If the program has output probabilities $\hat{p}_1, \ldots, \hat{p}_t$ for input $x_{1:t}$ but does not halt to produce $\hat{p}_{t+1}$, then the probability $\mu_h(x_{1:n})$ for $n>t$ is undefined, and the induced measure $\mu_h$ becomes a semimeasure.
Prior
Weighting by program length suffices as a prior:
$$
p(h) = 2^{-\ell(h)}
$$
One difficulty in working with programs is long-running execution. This can make computing data probabilities take a long time. One remedy is to down-weight long-running programs in the prior. Levin search is an alternative to Solomonoff induction where the prior is weighted solely by runtime. We can mix both kinds of priors.
This is straightforward in Solomonoff induction #Version 1 where each program takes no input and outputs a deterministic string. Let $p(h) = 2^{-\ell(h)} / f(\tau(h))$ where $\tau(h)$ is the total runtime of $h$, and $f$ is an increasing function that goes to infinity. For example, if $f(t) = 2^{t}$, then we have prior $2^{-\ell(h)-\tau(h)}$. If you wanted to compute $p(x)$ within some precision $\ve > 0$, you can enumerate all programs $h\in\mc{H}$ by length and run them in parallel (called dovetailing). For each program, stop execution when $2^{-\ell(h)-\tau(h)} < \ve$. Shorter programs will be given more runtime over longer programs. (Thank you Lance Roy for the helpful discussion about this.)
However, if we are using the programs I previously suggested that output data probabilities, then these programs may be fast on some inputs and slow on others.

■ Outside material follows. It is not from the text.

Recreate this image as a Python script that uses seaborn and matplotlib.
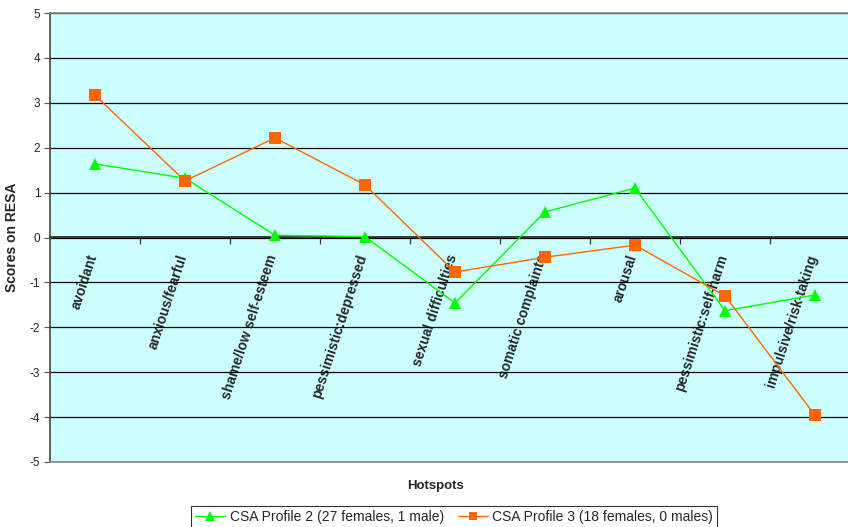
"""
Recreate the CSA profile hotspot chart (scores on RESA by hotspot).
"""

import matplotlib
matplotlib.use("Agg")
import matplotlib.pyplot as plt
import matplotlib.transforms as mtransforms
import numpy as np
import pandas as pd
import seaborn as sns

# Chart data
hotspots = [
    "avoidant", "anxious/fearful", "shame/low self-esteem", "pessimistic:depressed",
    "sexual difficulties", "somatic complaints", "arousal", "pessimistic:self-harm",
    "impulsive/risk-taking",
]
profile2_label = "CSA Profile 2 (27 females, 1 male)"
profile3_label = "CSA Profile 3 (18 females, 0 males)"
profile2_scores = [1.64, 1.32, 0.05, 0.02, -1.46, 0.57, 1.10, -1.63, -1.28]
profile3_scores = [3.17, 1.26, 2.22, 1.17, -0.77, -0.44, -0.17, -1.30, -3.96]
y_ticks = list(range(-5, 6))

GREEN = "#00FF00"
ORANGE = "#FF6600"
BG = "#CCFFFF"


def build_frame() -> pd.DataFrame:
    pos = list(range(len(hotspots)))
    df2 = pd.DataFrame({"pos": pos, "score": profile2_scores, "profile": profile2_label})
    df3 = pd.DataFrame({"pos": pos, "score": profile3_scores, "profile": profile3_label})
    return pd.concat([df2, df3], ignore_index=True)


def main():
    sns.set_theme(style="white")
    plt.rcParams["font.family"] = ["Liberation Sans", "DejaVu Sans"]

    fig = plt.figure(figsize=(8.48, 5.27), dpi=100)
    # plot area runs off the right edge, like the original
    ax = fig.add_axes([50 / 848, 1 - 462 / 527, 810 / 848, 449 / 527])
    ax.set_facecolor(BG)

    df = build_frame()
    sns.lineplot(
        data=df, x="pos", y="score", hue="profile", style="profile",
        palette={profile2_label: GREEN, profile3_label: ORANGE},
        markers={profile2_label: "^", profile3_label: "s"},
        dashes=False, linewidth=1.0, markersize=9, markeredgewidth=0,
        ax=ax, legend=False, zorder=3,
    )

    n = len(hotspots)
    ax.set_xlim(-0.5, n - 0.5)
    ax.set_ylim(-5, 5)
    ax.set_yticks(y_ticks)
    ax.set_yticklabels([str(v) for v in y_ticks], fontsize=8.5, color="#222222")
    ax.tick_params(axis="y", direction="out", length=4, width=0.8, color="#555555",
                   left=True, pad=3)
    ax.set_xticks([])
    ax.set_xlabel("")
    ax.set_ylabel("Scores on RESA", fontsize=10, fontweight="bold", labelpad=8)
    ax.yaxis.grid(True, color="black", linewidth=0.9)
    ax.set_axisbelow(True)
    for side in ["top", "right", "bottom"]:
        ax.spines[side].set_color("#888888")
        ax.spines[side].set_linewidth(1.2)
    ax.spines["left"].set_color("#444444")
    ax.spines["left"].set_linewidth(1.2)

    # category axis crossing at zero
    sec = ax.secondary_xaxis(0.5)
    sec.xaxis.set_ticks_position("bottom")
    sec.xaxis.set_label_position("bottom")
    sec.spines["bottom"].set_color("black")
    sec.spines["bottom"].set_linewidth(0.9)
    sec.set_xticks(np.arange(0.5, n - 1, 1.0))
    sec.set_xticklabels([])
    sec.set_xticks(np.arange(n), minor=True)
    sec.set_xticklabels(hotspots, minor=True, rotation=72, ha="right",
                        fontsize=10, fontweight="bold")
    sec.tick_params(axis="x", which="both", bottom=True, top=False,
                    labelbottom=True, labeltop=False)
    sec.tick_params(axis="x", which="major", direction="out", length=4, width=0.9,
                    color="#333333")
    sec.tick_params(axis="x", which="minor", length=0, pad=11)
    shift = mtransforms.ScaledTranslation(5 / 100, 0, fig.dpi_scale_trans)
    for lbl in sec.get_xticklabels(minor=True):
        lbl.set_transform(lbl.get_transform() + shift)

    fig.text(435 / 848, 1 - 486 / 527, "Hotspots", ha="center", va="center",
             fontsize=9.5, fontweight="bold")

    handles = [
        plt.Line2D([], [], color=GREEN, marker="^", markersize=7, linewidth=1.0,
                   markeredgewidth=0),
        plt.Line2D([], [], color=ORANGE, marker="s", markersize=6, linewidth=1.0,
                   markeredgewidth=0),
    ]
    leg = fig.legend(handles, [profile2_label, profile3_label], ncol=2,
                     loc="upper center", bbox_to_anchor=(454 / 848, 1 - 506 / 527),
                     fontsize=10, frameon=True, fancybox=False, handlelength=2.2,
                     handletextpad=0.3, columnspacing=1.0, borderpad=0.3,
                     borderaxespad=0)
    leg.get_frame().set_edgecolor("black")
    leg.get_frame().set_linewidth(0.8)

    fig.savefig("out.png", dpi=100, facecolor="white")


if __name__ == "__main__":
    main()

I don’t have a solution, but a reasonable suggestion is to do some kind of heuristic analysis of the programs on some sample inputs and assign a slowness penalty in the prior.
Lifelong learning
Solomonoff induction is a framework for general-purpose life-long learning, which is a paradigm where an intelligent agent learns to predict it’s future (or gain reward) from only one continuous data stream. The agent must learn on-line, and there are no independence assumptions (the data is a timeseries).
In the variational setup outlined above, we converted the problem of Bayesian inference into a reinforcement learning problem. At time $t$, data $x_{1:t}$ is observed, and a policy $q_{\t^*}$ on programs is trained using policy gradient methods. However, every $t$ requires its own $q_{\t_t^*}$, thus we would need to perform RL training at every timestep. One way to speed this up is to reuse policies from previous timesteps. That is to say, at time $t+1$ perform $\argmax{\t\in\T}\set{ \E_{h \sim q_\t}\left[R(h)\right] + \mb{H}_{h \sim q_\t}[q_\t(h)]}$ using Monte Carlo gradient descent starting from the previous parameter $\t_t^*$. This can be considered fine-tuning. However, this may fail to work if the posterior changes drastically between timesteps.